» **EXERCISE**: Search the entries for the word "chart" and pull out each line that has it.

■ ■ ■ ■

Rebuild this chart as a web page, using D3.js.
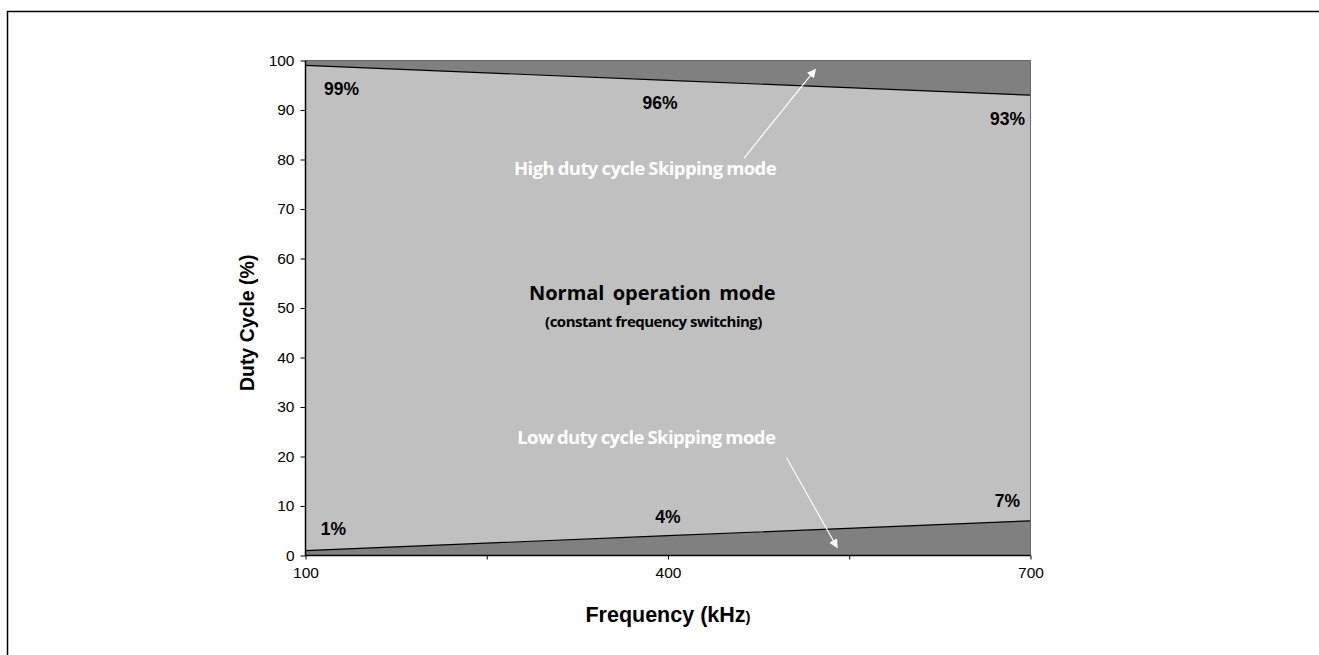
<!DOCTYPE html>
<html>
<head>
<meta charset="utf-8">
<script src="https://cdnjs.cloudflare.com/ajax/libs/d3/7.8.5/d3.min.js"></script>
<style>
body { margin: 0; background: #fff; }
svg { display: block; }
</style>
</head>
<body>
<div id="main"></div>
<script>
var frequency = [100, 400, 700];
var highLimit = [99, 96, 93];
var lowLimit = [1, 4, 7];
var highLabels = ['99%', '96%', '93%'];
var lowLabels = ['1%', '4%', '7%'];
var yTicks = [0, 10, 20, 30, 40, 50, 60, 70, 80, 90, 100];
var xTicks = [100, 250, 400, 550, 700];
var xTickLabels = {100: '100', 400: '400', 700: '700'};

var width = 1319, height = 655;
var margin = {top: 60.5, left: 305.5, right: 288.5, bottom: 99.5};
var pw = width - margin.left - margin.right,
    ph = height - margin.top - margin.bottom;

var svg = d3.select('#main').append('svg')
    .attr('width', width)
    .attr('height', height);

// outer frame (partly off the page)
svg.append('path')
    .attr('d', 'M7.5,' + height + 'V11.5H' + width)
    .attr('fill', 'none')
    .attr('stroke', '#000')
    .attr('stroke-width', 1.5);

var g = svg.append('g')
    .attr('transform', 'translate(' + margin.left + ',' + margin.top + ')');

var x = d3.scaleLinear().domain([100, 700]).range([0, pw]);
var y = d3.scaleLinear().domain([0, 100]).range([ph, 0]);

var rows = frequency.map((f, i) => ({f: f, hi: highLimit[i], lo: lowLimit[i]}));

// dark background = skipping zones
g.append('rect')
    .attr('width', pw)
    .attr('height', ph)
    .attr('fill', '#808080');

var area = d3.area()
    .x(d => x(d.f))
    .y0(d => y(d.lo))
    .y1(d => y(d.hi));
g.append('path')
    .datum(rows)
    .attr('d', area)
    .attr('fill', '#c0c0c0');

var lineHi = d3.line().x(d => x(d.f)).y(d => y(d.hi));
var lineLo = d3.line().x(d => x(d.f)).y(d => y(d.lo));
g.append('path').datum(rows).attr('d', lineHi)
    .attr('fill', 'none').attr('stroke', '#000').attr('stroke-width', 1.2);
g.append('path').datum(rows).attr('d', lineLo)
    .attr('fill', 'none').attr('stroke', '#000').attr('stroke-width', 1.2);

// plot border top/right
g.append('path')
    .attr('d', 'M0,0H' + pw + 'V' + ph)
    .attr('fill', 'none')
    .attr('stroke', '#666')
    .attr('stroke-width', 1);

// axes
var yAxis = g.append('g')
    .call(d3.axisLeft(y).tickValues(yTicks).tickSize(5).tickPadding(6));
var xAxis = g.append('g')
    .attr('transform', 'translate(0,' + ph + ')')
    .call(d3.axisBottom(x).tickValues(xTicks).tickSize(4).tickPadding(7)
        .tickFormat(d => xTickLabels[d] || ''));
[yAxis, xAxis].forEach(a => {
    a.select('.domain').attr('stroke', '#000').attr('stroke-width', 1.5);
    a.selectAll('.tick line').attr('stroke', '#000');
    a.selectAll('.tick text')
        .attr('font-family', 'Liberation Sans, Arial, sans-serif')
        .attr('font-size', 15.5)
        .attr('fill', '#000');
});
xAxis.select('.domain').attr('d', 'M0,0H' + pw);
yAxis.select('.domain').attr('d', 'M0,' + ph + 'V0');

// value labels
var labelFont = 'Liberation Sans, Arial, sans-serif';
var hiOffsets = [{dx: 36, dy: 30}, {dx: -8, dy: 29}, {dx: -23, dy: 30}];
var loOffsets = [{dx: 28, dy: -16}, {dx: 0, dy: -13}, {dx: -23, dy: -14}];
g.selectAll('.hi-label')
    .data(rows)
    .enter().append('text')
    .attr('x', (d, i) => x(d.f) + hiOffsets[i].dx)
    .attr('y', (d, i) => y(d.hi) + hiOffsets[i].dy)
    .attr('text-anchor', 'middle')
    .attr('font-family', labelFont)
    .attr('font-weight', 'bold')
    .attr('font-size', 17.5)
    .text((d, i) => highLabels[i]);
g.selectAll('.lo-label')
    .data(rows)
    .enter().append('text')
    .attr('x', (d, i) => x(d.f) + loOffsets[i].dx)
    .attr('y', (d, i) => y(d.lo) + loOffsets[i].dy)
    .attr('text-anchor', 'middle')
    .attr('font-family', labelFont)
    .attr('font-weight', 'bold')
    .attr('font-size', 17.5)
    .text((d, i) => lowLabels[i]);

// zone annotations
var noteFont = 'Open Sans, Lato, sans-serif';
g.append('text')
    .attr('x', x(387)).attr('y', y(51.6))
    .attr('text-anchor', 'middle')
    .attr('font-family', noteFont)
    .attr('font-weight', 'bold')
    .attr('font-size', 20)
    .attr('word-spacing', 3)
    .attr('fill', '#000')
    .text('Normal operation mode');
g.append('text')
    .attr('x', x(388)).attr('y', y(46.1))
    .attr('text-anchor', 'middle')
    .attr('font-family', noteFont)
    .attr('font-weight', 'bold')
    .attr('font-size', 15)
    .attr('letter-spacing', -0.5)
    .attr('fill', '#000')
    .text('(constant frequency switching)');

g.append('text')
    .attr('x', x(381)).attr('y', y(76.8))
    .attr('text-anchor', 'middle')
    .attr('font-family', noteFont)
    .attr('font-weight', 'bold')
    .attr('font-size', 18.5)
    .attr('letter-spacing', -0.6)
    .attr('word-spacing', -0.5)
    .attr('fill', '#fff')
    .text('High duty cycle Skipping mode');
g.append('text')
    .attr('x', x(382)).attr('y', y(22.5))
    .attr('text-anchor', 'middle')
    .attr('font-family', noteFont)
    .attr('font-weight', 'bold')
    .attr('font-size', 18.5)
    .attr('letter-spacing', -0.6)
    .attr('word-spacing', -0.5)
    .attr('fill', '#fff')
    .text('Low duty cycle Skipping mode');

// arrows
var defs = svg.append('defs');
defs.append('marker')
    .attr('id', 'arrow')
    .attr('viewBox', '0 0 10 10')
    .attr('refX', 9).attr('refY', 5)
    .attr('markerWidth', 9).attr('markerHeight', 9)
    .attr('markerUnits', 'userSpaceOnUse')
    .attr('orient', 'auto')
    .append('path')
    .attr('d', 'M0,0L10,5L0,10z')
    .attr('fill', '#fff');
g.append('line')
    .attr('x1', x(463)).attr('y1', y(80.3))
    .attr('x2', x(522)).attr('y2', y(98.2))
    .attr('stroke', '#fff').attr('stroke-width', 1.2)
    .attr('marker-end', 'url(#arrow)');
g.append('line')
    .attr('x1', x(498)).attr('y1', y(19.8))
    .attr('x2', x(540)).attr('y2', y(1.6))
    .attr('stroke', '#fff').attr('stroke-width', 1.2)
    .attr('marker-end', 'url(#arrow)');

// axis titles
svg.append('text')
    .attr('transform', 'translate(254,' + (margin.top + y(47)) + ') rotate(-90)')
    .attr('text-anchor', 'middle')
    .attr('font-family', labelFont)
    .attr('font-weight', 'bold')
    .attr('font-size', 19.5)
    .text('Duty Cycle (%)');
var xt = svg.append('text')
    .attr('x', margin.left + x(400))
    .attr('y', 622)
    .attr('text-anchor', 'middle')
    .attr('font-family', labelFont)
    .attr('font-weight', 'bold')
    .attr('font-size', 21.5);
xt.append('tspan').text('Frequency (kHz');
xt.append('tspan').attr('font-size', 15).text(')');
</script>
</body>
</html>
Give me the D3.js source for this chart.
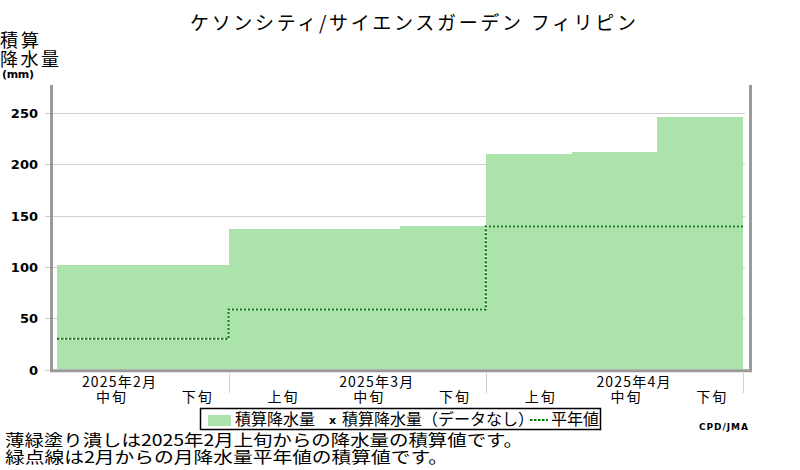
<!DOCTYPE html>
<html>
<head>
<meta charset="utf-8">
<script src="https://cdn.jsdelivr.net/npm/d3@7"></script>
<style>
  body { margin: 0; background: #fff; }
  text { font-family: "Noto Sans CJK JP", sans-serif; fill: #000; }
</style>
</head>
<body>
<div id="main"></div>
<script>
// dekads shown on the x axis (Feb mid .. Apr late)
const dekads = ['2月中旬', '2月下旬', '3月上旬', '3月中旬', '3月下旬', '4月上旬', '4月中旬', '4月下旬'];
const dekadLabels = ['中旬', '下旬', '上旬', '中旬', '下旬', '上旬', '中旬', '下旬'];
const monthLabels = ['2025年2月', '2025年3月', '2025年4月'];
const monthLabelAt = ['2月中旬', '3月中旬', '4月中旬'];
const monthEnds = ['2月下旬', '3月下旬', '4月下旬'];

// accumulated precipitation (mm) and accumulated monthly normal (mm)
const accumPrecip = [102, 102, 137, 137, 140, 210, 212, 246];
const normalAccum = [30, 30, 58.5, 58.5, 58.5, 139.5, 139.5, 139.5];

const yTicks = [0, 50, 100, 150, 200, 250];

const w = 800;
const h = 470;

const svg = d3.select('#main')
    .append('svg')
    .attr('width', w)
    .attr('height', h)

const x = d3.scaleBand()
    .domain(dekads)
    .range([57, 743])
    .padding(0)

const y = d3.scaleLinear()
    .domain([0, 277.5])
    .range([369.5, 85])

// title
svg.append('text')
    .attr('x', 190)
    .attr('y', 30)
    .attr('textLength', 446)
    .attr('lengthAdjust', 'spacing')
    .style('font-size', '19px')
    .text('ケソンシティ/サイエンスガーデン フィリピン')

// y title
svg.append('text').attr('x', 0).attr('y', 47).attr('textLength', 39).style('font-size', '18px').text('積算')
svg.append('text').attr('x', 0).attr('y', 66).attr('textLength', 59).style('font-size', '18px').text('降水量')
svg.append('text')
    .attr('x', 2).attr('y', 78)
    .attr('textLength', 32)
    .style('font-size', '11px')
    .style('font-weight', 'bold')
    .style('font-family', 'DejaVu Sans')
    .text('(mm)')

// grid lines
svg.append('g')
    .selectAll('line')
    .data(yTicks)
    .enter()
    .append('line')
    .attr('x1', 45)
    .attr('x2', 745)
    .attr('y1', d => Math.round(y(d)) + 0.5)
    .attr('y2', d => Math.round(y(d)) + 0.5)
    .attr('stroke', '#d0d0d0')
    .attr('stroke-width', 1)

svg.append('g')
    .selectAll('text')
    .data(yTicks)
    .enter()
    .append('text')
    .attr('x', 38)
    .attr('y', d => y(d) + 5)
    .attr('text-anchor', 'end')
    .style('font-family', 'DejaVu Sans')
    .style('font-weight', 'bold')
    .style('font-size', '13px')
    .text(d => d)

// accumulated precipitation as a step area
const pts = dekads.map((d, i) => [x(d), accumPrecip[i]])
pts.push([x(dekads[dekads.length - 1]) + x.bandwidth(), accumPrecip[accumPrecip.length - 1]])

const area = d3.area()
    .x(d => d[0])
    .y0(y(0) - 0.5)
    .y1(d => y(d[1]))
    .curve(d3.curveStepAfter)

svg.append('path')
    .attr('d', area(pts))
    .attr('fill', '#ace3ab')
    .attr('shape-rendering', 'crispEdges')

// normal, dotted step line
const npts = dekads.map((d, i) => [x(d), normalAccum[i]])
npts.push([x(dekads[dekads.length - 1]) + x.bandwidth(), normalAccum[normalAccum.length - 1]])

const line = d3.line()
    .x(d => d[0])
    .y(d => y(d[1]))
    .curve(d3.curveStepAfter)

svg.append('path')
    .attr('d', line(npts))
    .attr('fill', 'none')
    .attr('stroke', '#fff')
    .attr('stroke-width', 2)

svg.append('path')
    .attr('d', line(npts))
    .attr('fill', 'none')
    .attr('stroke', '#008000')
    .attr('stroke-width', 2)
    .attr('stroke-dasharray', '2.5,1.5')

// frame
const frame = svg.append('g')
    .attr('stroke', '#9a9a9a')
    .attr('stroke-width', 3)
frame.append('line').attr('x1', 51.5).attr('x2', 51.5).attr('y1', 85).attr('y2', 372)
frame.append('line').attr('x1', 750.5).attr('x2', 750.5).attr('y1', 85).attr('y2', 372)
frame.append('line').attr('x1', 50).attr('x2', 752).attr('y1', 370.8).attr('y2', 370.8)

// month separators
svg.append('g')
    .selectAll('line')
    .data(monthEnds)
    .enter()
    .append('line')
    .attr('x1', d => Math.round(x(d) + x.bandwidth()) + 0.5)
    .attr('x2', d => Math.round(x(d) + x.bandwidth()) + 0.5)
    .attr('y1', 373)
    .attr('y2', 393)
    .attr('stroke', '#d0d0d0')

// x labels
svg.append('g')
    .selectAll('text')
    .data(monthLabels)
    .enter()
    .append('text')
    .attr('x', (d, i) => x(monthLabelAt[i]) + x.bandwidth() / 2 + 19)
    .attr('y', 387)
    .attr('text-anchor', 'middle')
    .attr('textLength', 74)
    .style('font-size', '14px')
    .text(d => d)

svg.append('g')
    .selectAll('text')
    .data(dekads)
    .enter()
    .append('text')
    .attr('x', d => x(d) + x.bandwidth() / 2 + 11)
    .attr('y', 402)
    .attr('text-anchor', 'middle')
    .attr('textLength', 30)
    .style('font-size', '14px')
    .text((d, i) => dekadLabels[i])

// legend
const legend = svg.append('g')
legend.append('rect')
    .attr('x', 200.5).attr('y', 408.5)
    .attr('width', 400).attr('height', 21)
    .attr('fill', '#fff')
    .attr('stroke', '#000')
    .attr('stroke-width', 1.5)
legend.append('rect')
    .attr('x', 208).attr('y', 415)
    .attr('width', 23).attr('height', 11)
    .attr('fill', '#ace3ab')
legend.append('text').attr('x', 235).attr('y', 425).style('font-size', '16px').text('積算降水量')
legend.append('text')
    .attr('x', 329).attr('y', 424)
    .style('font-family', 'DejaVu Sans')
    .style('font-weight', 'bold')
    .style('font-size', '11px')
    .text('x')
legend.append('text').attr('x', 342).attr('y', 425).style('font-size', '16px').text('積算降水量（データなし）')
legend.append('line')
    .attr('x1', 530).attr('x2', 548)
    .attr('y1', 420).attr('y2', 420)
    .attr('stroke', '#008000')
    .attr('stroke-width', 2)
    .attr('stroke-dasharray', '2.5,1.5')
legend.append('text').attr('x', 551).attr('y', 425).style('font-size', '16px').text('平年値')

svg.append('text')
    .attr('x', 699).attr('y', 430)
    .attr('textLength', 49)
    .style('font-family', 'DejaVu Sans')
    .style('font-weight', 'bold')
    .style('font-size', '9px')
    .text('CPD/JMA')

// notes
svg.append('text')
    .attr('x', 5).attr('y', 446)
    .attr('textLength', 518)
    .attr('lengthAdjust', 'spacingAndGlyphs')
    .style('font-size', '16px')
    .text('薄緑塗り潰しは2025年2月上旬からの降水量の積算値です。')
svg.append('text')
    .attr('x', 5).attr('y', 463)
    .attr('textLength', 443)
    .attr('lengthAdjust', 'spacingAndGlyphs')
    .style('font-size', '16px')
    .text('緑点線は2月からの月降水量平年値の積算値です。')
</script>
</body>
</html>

■ ■ ■ ■

» **REPLY TO THE TASK**:
Rebuild this chart as a web page, using D3.js.
Give me the D3.js source for this chart.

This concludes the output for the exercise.